Artist Karen Riley once surprised a suibokuga (ink painting) master by showing more interest in the back of the paper he was working on than the design itself.

This back-to-front view of beauty can be appreciated in a show of Riley's works at Kamakura's Yumematsudo Gallery. Her work could be described as postmodernist, but in the Japanese context, it is more post-traditional.

Exuberantly colored and richly textured, Riley's prints suggest the visions that flash before our eyes on first awaking -- a preconscious revelation of the joy of being alive.

Riley's medium is monoprint, where ink colors are painted onto a plate and transferred to paper using an etching press. Why not paint directly onto the paper? Because only with monoprint can layers of color be applied or partially removed, variable densities of etching ink be used and textures offset onto the paper. Prints pass through the press up to 30 times.
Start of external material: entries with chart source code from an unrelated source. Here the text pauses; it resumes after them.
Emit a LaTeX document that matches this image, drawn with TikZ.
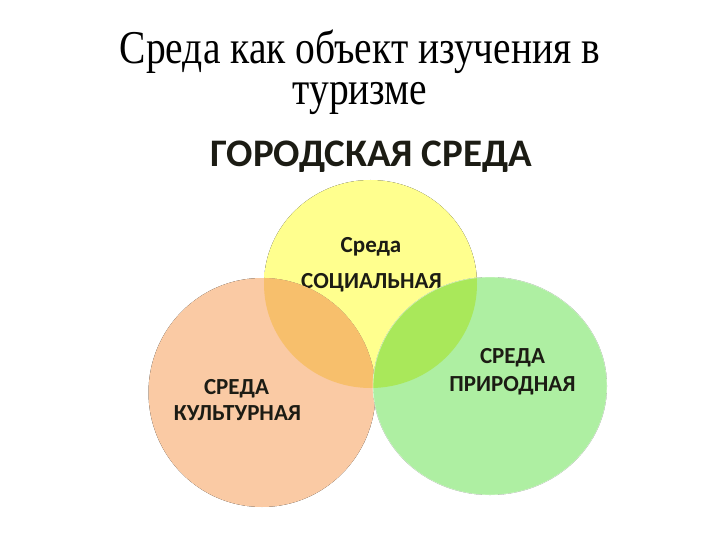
\documentclass[tikz,border=0pt]{standalone}
\usepackage{fontspec}
\setmainfont{Liberation Serif}
\newfontfamily\carl{Carlito}
\definecolor{ylwin}{HTML}{FFFF8E}
\definecolor{ylwout}{HTML}{F2F25A}
\definecolor{orin}{HTML}{FACAA4}
\definecolor{orout}{HTML}{F6BE92}
\definecolor{grin}{HTML}{AEEFA2}
\definecolor{grout}{HTML}{A2E892}
\definecolor{ovorange}{HTML}{F7BF6C}
\definecolor{ovgreen}{HTML}{A9E85A}
\definecolor{txt}{HTML}{1C1C14}
\pgfdeclareradialshading{yelsh}{\pgfpointorigin}{color(0bp)=(ylwin); color(32bp)=(ylwin); color(50bp)=(ylwout)}
\pgfdeclareradialshading{orsh}{\pgfpointorigin}{color(0bp)=(orin); color(35bp)=(orin); color(50bp)=(orout)}
\pgfdeclareradialshading{grsh}{\pgfpointorigin}{color(0bp)=(grin); color(35bp)=(grin); color(50bp)=(grout)}
\tikzset{
  lbl/.style={font=\carl\bfseries\fontsize{23}{27}\selectfont, text=txt, inner sep=0pt, anchor=base},
  yel/.style={x radius=106.5pt, y radius=104pt},
  ora/.style={x radius=113.5pt, y radius=114.5pt},
  gre/.style={x radius=117pt, y radius=109pt}
}
\begin{document}
\begin{tikzpicture}[x=1pt,y=-1pt]
\useasboundingbox[fill=white] (0,0) rectangle (720,540);
% title
\node[font=\fontsize{47}{41.5}\selectfont, text=black, inner sep=0pt, align=center, anchor=base] (title) at (360,105)
  {\scalebox{0.84}[1]{Среда как объект изучения в}\\\scalebox{0.84}[1]{туризме}};
\node[font=\carl\bfseries\fontsize{39}{46}\selectfont, text=txt, inner sep=0pt, anchor=base] (city) at (371.5,167) {ГОРОДСКАЯ СРЕДА};
% circle centres
\coordinate (cy) at (370.5,284);
\coordinate (co) at (262,392.5);
\coordinate (cg) at (490,386);
% social (yellow)
\fill[shading=yelsh] (cy) ellipse [yel];
\node[lbl] (soc1) at (371,252) {Среда};
\node[lbl] (soc2) at (371.5,288) {СОЦИАЛЬНАЯ};
% cultural (orange)
\fill[shading=orsh] (co) ellipse [ora];
\begin{scope}
  \clip (co) ellipse [ora];
  \fill[ovorange] (cy) ellipse [yel];
\end{scope}
% natural (green)
\fill[shading=grsh] (cg) ellipse [gre];
\begin{scope}
  \clip (cg) ellipse [gre];
  \fill[ovgreen] (cy) ellipse [yel];
\end{scope}
\draw[white, opacity=0.5, line width=0.8pt] (cg) ellipse [gre];
% labels
\node[lbl] (cul1) at (236.5,394) {СРЕДА};
\node[lbl] (cul2) at (237.5,420) {КУЛЬТУРНАЯ};
\node[lbl] (nat1) at (512.5,363) {СРЕДА};
\node[lbl] (nat2) at (512.5,391) {ПРИРОДНАЯ};
\end{tikzpicture}
\end{document}
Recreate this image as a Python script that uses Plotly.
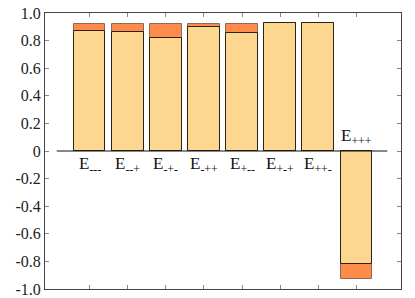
import plotly.graph_objects as go

categories = ["---", "--+", "-+-", "-++", "+--", "+-+", "++-", "+++"]
base_values = [0.873, 0.863, 0.822, 0.902, 0.858, 0.924, 0.924, -0.817]
total_values = [0.919, 0.919, 0.919, 0.919, 0.919, 0.924, 0.924, -0.926]
y_tickvals = [1.0, 0.8, 0.6, 0.4, 0.2, 0, -0.2, -0.4, -0.6, -0.8, -1.0]
y_ticktext = ["1.0", "0.8", "0.6", "0.4", "0.2", "0", "-0.2", "-0.4", "-0.6", "-0.8", "-1.0"]

x = list(range(len(categories)))
PALE = "#FDD68F"
ORANGE = "#FF8B4A"
FONT = "Liberation Serif, Times New Roman, serif"

fig = go.Figure()
fig.add_trace(go.Bar(x=x, y=total_values, width=0.82, marker=dict(color=ORANGE, line=dict(color="#8a6a5a", width=1)), showlegend=False))
fig.add_trace(go.Bar(x=x, y=base_values, width=0.82, marker=dict(color=PALE, line=dict(color="#2a2418", width=1)), showlegend=False))

for xi, cat, v in zip(x, categories, base_values):
    if v >= 0:
        fig.add_annotation(x=xi, y=0, text="E<sub>%s</sub>" % cat, showarrow=False,
                           yanchor="top", yshift=-1, font=dict(family=FONT, size=17, color="#111"))
    else:
        fig.add_annotation(x=xi, y=0, text="E<sub>%s</sub>" % cat, showarrow=False,
                           yanchor="bottom", yshift=1, font=dict(family=FONT, size=17, color="#111"))

fig.add_shape(type="line", xref="x", yref="y", x0=-0.87, x1=7.82, y0=0, y1=0,
              line=dict(color="#111", width=1), layer="above")

# page body has an 8px margin: figure is sized to the remaining area
fig.update_layout(
    width=407, height=290,
    margin=dict(l=37, r=14, t=5, b=8.5, autoexpand=False),
    barmode="overlay",
    plot_bgcolor="white", paper_bgcolor="white",
    font=dict(family=FONT, size=16, color="#222"),
    bargap=0,
)
fig.update_xaxes(range=[-1.18, 8.18], showgrid=False, zeroline=False, showline=True, mirror="ticks",
                 linecolor="#444", linewidth=1, ticks="inside", ticklen=4, tickcolor="#888",
                 tickvals=x, showticklabels=False, automargin=False)
fig.update_yaxes(range=[-1, 1], showgrid=False, zeroline=False, showline=True, mirror="ticks",
                 linecolor="#444", linewidth=1, ticks="inside", ticklen=4, tickcolor="#888",
                 tickvals=y_tickvals, ticktext=y_ticktext, automargin=False,
                 ticklabeloverflow="allow",
                 tickfont=dict(family=FONT, size=16, color="#222"))

fig.write_html("out.html")
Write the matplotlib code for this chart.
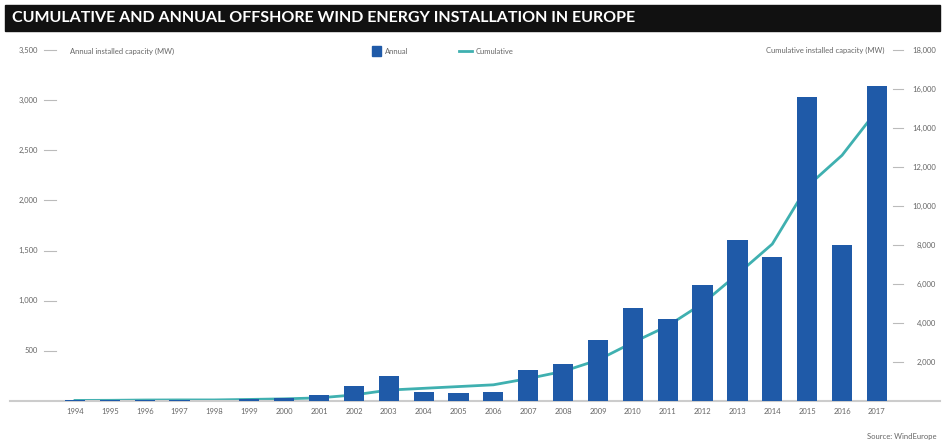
import matplotlib.pyplot as plt
import matplotlib.transforms as mtransforms
from matplotlib.patches import Rectangle
from matplotlib.lines import Line2D

years = [str(y) for y in range(1994, 2018)]
annual = [5, 5, 5, 5, 3, 24, 30, 55, 150, 250, 90, 80, 85, 310, 370, 610,
          930, 820, 1160, 1610, 1440, 3030, 1560, 3140]
cumulative = [30, 35, 50, 55, 55, 80, 110, 160, 310, 560, 650, 740, 830, 1150,
              1520, 2100, 3000, 3850, 5000, 6500, 8050, 11000, 12600, 14900]
left_ticks = [500, 1000, 1500, 2000, 2500, 3000, 3500]
right_ticks = [2000, 4000, 6000, 8000, 10000, 12000, 14000, 16000, 18000]

bar_color = "#1f5aa8"
line_color = "#3fb0b0"
text_color = "#666666"

W, H = 947, 445
fig = plt.figure(figsize=(W / 100, H / 100), dpi=100)
plt.rcParams['font.family'] = ['Lato', 'DejaVu Sans']

# axes span: x 10..940 px, y 50..401 px
ax = fig.add_axes([10 / W, (H - 401) / H, 930 / W, 351 / H])
ax2 = ax.twinx()
ax.set_zorder(ax2.get_zorder() + 1)
ax.patch.set_visible(False)

x = list(range(len(years)))
ax.bar(x, annual, width=0.58, color=bar_color, zorder=3)
ax2.plot(x, cumulative, color=line_color, linewidth=2.0)

for a in (ax, ax2):
    a.set_xlim(-1.864, 24.81)
    for s in a.spines.values():
        s.set_visible(False)
    a.set_yticks([])
ax.set_ylim(0, 3500)
ax2.set_ylim(0, 18000)

ax.spines['bottom'].set_visible(True)
ax.spines['bottom'].set_color("#cccccc")
ax.spines['bottom'].set_linewidth(1.5)
ax.set_xticks(x)
ax.set_xticklabels(years, fontsize=5.5, color=text_color)
ax.tick_params(axis='x', length=0, pad=5)

# left tick labels + dashes
tl = mtransforms.blended_transform_factory(fig.transFigure, ax.transData)
for v in left_ticks:
    ax.text(38 / W, v, f"{v:,}", transform=tl, ha='right', va='center',
            fontsize=5.5, color=text_color)
    ax.add_line(Line2D([44 / W, 56 / W], [v, v], transform=tl, color="#bbbbbb",
                       linewidth=0.8, clip_on=False))

# right tick labels + dashes
tr = mtransforms.blended_transform_factory(fig.transFigure, ax2.transData)
for v in right_ticks:
    ax2.text(936 / W, v, f"{v:,}", transform=tr, ha='right', va='center',
             fontsize=5.5, color=text_color)
    ax2.add_line(Line2D([893 / W, 903 / W], [v, v], transform=tr, color="#bbbbbb",
                        linewidth=0.8, clip_on=False))

# axis titles
fig.text(70 / W, 1 - 51 / H, "Annual installed capacity (MW)", fontsize=5.5,
         color=text_color, ha='left', va='center')
fig.text(884 / W, 1 - 50 / H, "Cumulative installed capacity (MW)", fontsize=5.5,
         color=text_color, ha='right', va='center')

# legend
fig.patches.append(Rectangle((372 / W, 1 - 56 / H), 9 / W, 10 / H,
                             transform=fig.transFigure, color=bar_color))
fig.text(385 / W, 1 - 51 / H, "Annual", fontsize=5.5, color=text_color,
         ha='left', va='center')
fig.lines.append(Line2D([459 / W, 472 / W], [1 - 51 / H, 1 - 51 / H],
                        transform=fig.transFigure, color=line_color, linewidth=2))
fig.text(476 / W, 1 - 51 / H, "Cumulative", fontsize=5.5, color=text_color,
         ha='left', va='center')

# title bar
fig.patches.append(Rectangle((5 / W, 1 - 31 / H), 935 / W, 26 / H,
                             transform=fig.transFigure, color="#111111"))
fig.text(12 / W, 1 - 18 / H, "CUMULATIVE AND ANNUAL OFFSHORE WIND ENERGY INSTALLATION IN EUROPE",
         fontsize=11.5, fontweight='bold', color="white", ha='left', va='center')

fig.text(936 / W, 1 - 436 / H, "Source: WindEurope", fontsize=5.5,
         color=text_color, ha='right', va='center')

fig.savefig("out.png", dpi=100, facecolor="white")
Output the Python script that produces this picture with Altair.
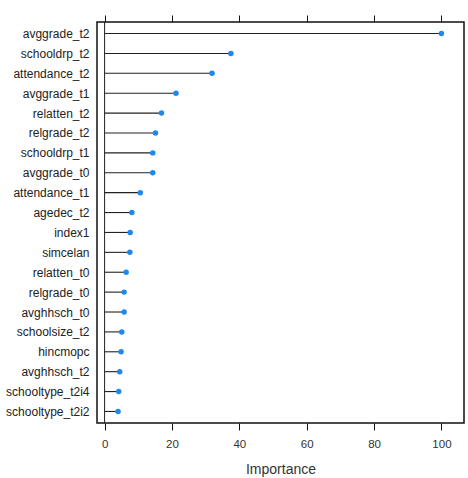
import altair as alt
import pandas as pd

# Variable importance scores, ordered from most to least important
variables = [
    "avggrade_t2", "schooldrp_t2", "attendance_t2", "avggrade_t1", "relatten_t2",
    "relgrade_t2", "schooldrp_t1", "avggrade_t0", "attendance_t1", "agedec_t2",
    "index1", "simcelan", "relatten_t0", "relgrade_t0", "avghhsch_t0",
    "schoolsize_t2", "hincmopc", "avghhsch_t2", "schooltype_t2i4", "schooltype_t2i2",
]
importance = [
    100.0, 37.5, 31.9, 21.2, 16.9,
    15.1, 14.3, 14.3, 10.6, 8.1,
    7.6, 7.5, 6.4, 5.8, 5.8,
    5.1, 4.9, 4.5, 4.2, 4.0,
]
x_ticks = [0, 20, 40, 60, 80, 100]

df = pd.DataFrame({"variable": variables, "importance": importance, "zero": 0.0})

FONT = "Liberation Sans"
x_scale = alt.Scale(domain=[-2.25, 106.7], nice=False, zero=False)
y_scale = alt.Scale(type="point", domain=variables, padding=0.58)

y_axis = alt.Axis(ticks=False, domain=False, grid=False, labelPadding=8,
                  labelFont=FONT, labelFontSize=12, labelColor="#222222")
y_enc = alt.Y("variable:N", sort=variables, scale=y_scale, title=None, axis=y_axis)

# Stems from zero to each score, with the bottom axis
stems = alt.Chart(df).mark_rule(color="#222222", strokeWidth=1.1).encode(
    x=alt.X("zero:Q", scale=x_scale, title="Importance",
            axis=alt.Axis(orient="bottom", values=x_ticks, tickSize=7, tickColor="#111111",
                          tickWidth=1, domain=False, grid=False, labelPadding=8,
                          labelFont=FONT, labelFontSize=11.5, labelColor="#333333",
                          titleFont=FONT, titleFontSize=14, titleFontWeight="normal",
                          titleColor="#333333", titlePadding=13)),
    x2="importance:Q",
    y=y_enc,
)

# Reference line at zero
zero_line = alt.Chart(pd.DataFrame({"v": [0.0]})).mark_rule(
    color="#222222", strokeWidth=1
).encode(x=alt.X("v:Q", scale=x_scale, axis=None))

# Points at each score, with tick marks on the top edge
dots = alt.Chart(df).mark_circle(size=30, color="#1e88f0", opacity=1).encode(
    x=alt.X("importance:Q", scale=x_scale, title=None,
            axis=alt.Axis(orient="top", values=x_ticks, tickSize=7, tickColor="#111111",
                          tickWidth=1, labels=False, domain=False, grid=False)),
    y=y_enc,
)

chart = (
    alt.layer(zero_line, stems, dots)
    .resolve_axis(x="independent")
    .properties(
        width=367, height=401,
        autosize=alt.AutoSizeParams(type="none"),
        padding={"left": 97, "top": 22, "right": 4, "bottom": 55},
        background="white",
    )
    .configure_view(stroke="#111111", strokeWidth=1.5)
)

chart.save("out.html", embed_options={"renderer": "svg", "actions": False})
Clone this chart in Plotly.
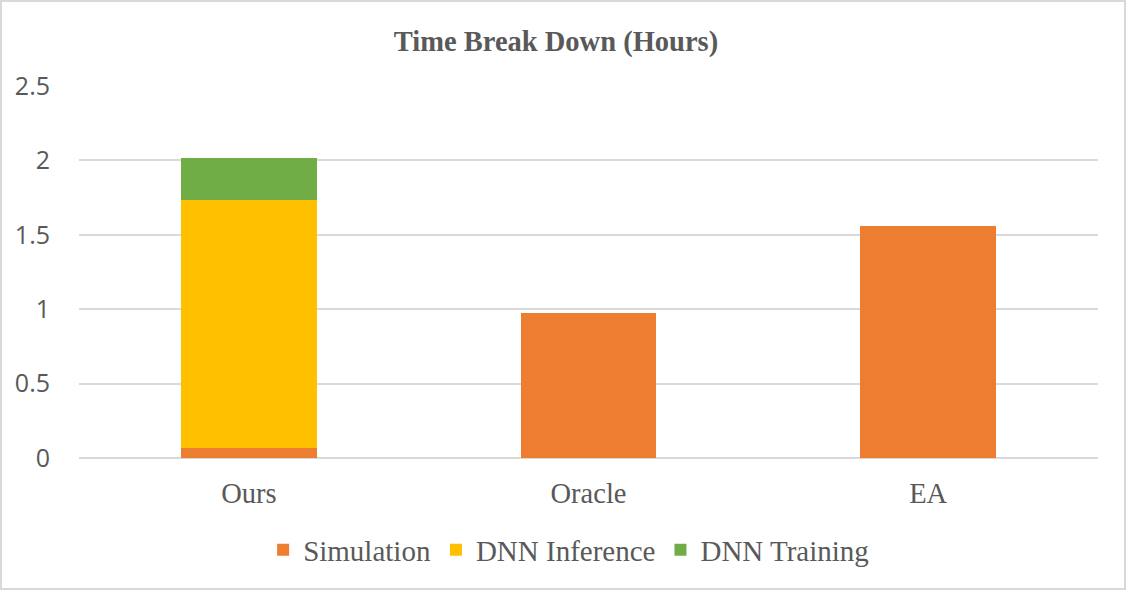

Some color layers are partially scraped away, and the resulting layered effect is reminiscent of those old walls in Nara where the construction techniques of different centuries stand out like geological strata. Some of the superimposed marks are made with kimono stencils Riley found in neglected corners of antique shops. Others are obtained by offsetting ink from tracing to etching paper.

Riley is hands-on throughout the process -- in monoprint, unlike some printmaking media, the artist and the colorist are one. The true challenge lies, Riley says, in "creating something that lifts off the page."